There’s a constant need to seek approval and advice from family, friends, and strangers, and insecurities creep out when you hear something you don’t like.

We live in a nation where 80 percent of women are dissatisfied with their bodies according to Psych Central Professional, and want the “supermodel” body. The media doesn’t like to acknowledge the issue, and generally refuses to change the unhealthy trends.

A survey in 2012 by Model Alliance revealed that 31 percent of models suffer from eating disorders and 64 percent have been asked by their agencies to lose weight to become “ideal.”

NYC Girl’s Project conducted a survey in 2010 that found out that 60 percent of girls compare themselves to models and media images.

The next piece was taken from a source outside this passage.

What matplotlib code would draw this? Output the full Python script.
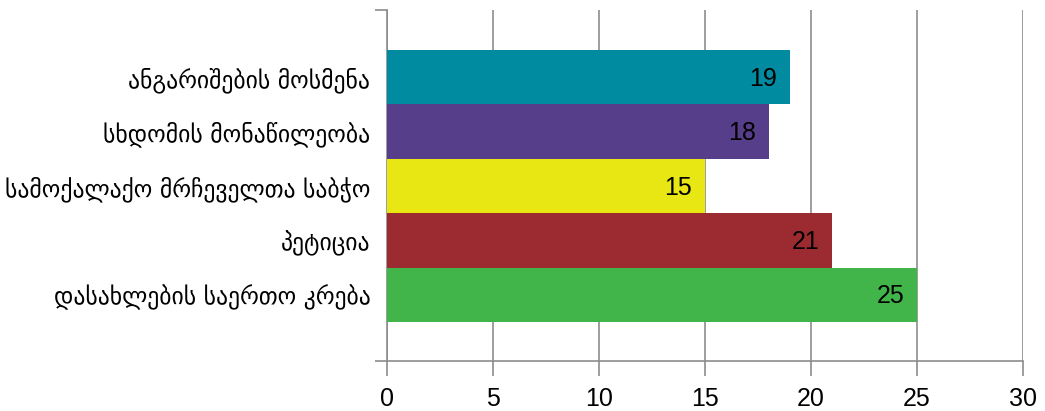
import matplotlib
matplotlib.use("Agg")
import matplotlib.pyplot as plt
import numpy as np

categories = [
    "დასახლების საერთო კრება",
    "პეტიცია",
    "სამოქალაქო მრჩეველთა საბჭო",
    "სხდომის მონაწილეობა",
    "ანგარიშების მოსმენა",
]
values = [25, 21, 15, 18, 19]
colors = ["#42b54a", "#9c2b31", "#e8e613", "#573e8a", "#008ba1"]
x_ticks = [0, 5, 10, 15, 20, 25, 30]

num_font = ["Liberation Sans", "DejaVu Sans"]
grid_color = "#8c8c8c"

fig = plt.figure(figsize=(10.45, 4.11), dpi=100)
ax = fig.add_axes([0.3703, 0.1217, 0.6087, 0.854])

y = np.arange(len(categories))
ax.barh(y, values, height=1.0, color=colors, zorder=3)

for yi, v in zip(y, values):
    ax.text(v - 0.6, yi - 0.03, str(v), ha="right", va="center", fontsize=18,
            family=num_font, color="black", zorder=4)

ax.set_xlim(0, 30)
ax.set_ylim(-1.217, 5.235)
ax.set_xticks(x_ticks)
ax.set_xticklabels([str(t) for t in x_ticks], family=num_font, fontsize=18)
ax.set_yticks(y)
ax.set_yticklabels(categories, family=["DejaVu Sans"], fontsize=17)

ax.xaxis.grid(True, color=grid_color, linewidth=1.2, zorder=0)
ax.tick_params(axis="x", length=11, width=1.2, color=grid_color, pad=8)
ax.tick_params(axis="y", length=0, pad=12)

# short end marks on the left of the value axis
ax.set_yticks([-1.217, 5.235], minor=True)
ax.tick_params(axis="y", which="minor", length=9, width=1.2, color=grid_color)

for side in ["top", "right"]:
    ax.spines[side].set_visible(False)
for side in ["left", "bottom"]:
    ax.spines[side].set_color(grid_color)
    ax.spines[side].set_linewidth(1.2)

fig.savefig("out.png", dpi=100)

NYC Girl’s Project also reported that 81 percent of girls want to see real pictures of untouched women in magazines and advertisements. However, the devastating truth is that 31 percent of girls are also starving themselves to conform to the “perfection” of the models or celebrities they look up to.

Linda Bacon, a professor at City College of San Francisco, associate nutritionist at the University of California at Davis, and author of many books concerning nutrition said, “The popular media presents us with many images of white, able-bodied, slender bodies, and doesn’t accurately represent the larger diversity of what female bodies really look like.”

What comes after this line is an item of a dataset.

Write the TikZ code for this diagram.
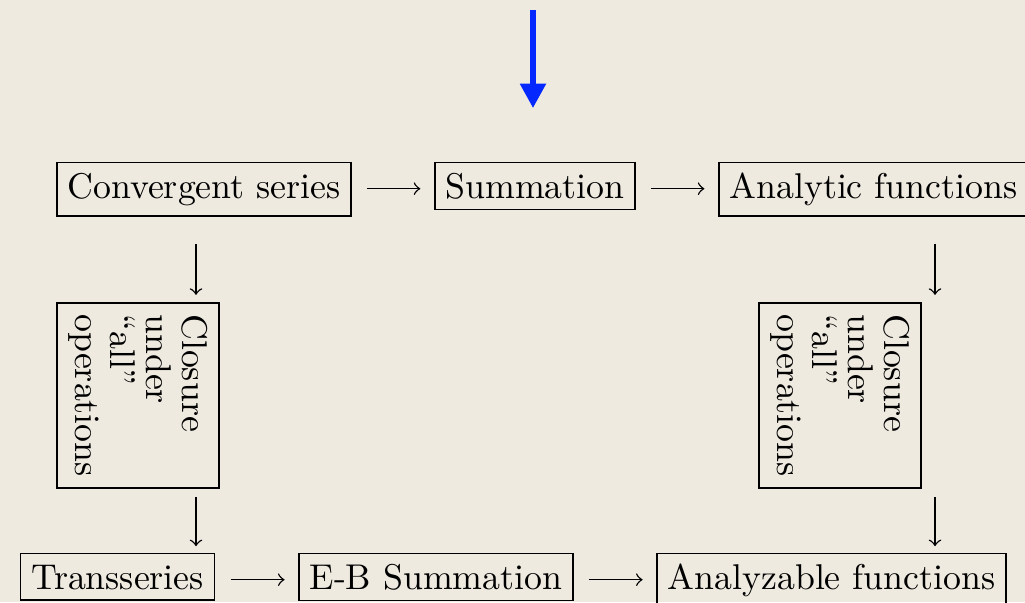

“Women are taught that looks are their currency. And there is some truth in that: The more you resemble the culturally promoted beauty ideal, the better you get treated in the world, socially in terms of work. It makes sense to want that power,” said Bacon. “That said, I’d rather us invest our time and energy in changing the culture, rather than buying into and perpetuating harmful values.”

Woman strive for the “perfect body” and it’s not a recent development. The desire for thigh gaps and prominent collar bones are more present than ever. This “ideal figure” started in the twentieth century when Farrah Fawcett came in the 1970s and Kate Moss’ thin frame inspired the 1990s fashion world.

Social media feeds into our constant need to compare our pictures to women we’re jealous of. We hide behind filters, makeup, and sometimes Photoshopped images, which can cause emotional damage. Social media eats at our minds and has created a generation that obsesses over how to get the perfect butt or what their favorite celebrity ate for lunch — or didn’t eat.

“I think the more models we have fighting these images, from parents telling their little girls how strong and smart they are more than how pretty they are, to more magazines like Sports Illustrated cover generated, you see how really far we have to go,” said Teresa Fournier, professor at Diablo Valley College. “Wouldn’t it be nice if “Plus” wasn’t a size but “healthy” was? And that different size bodies on covers did not make news?”

“I’d encourage everyone to focus on life, recognizing that appearance is just one aspect of who we are, and a superficial one at that,” said Bacon. “There is so much more that is important in life. And to not buy in to a culture that tells us otherwise.”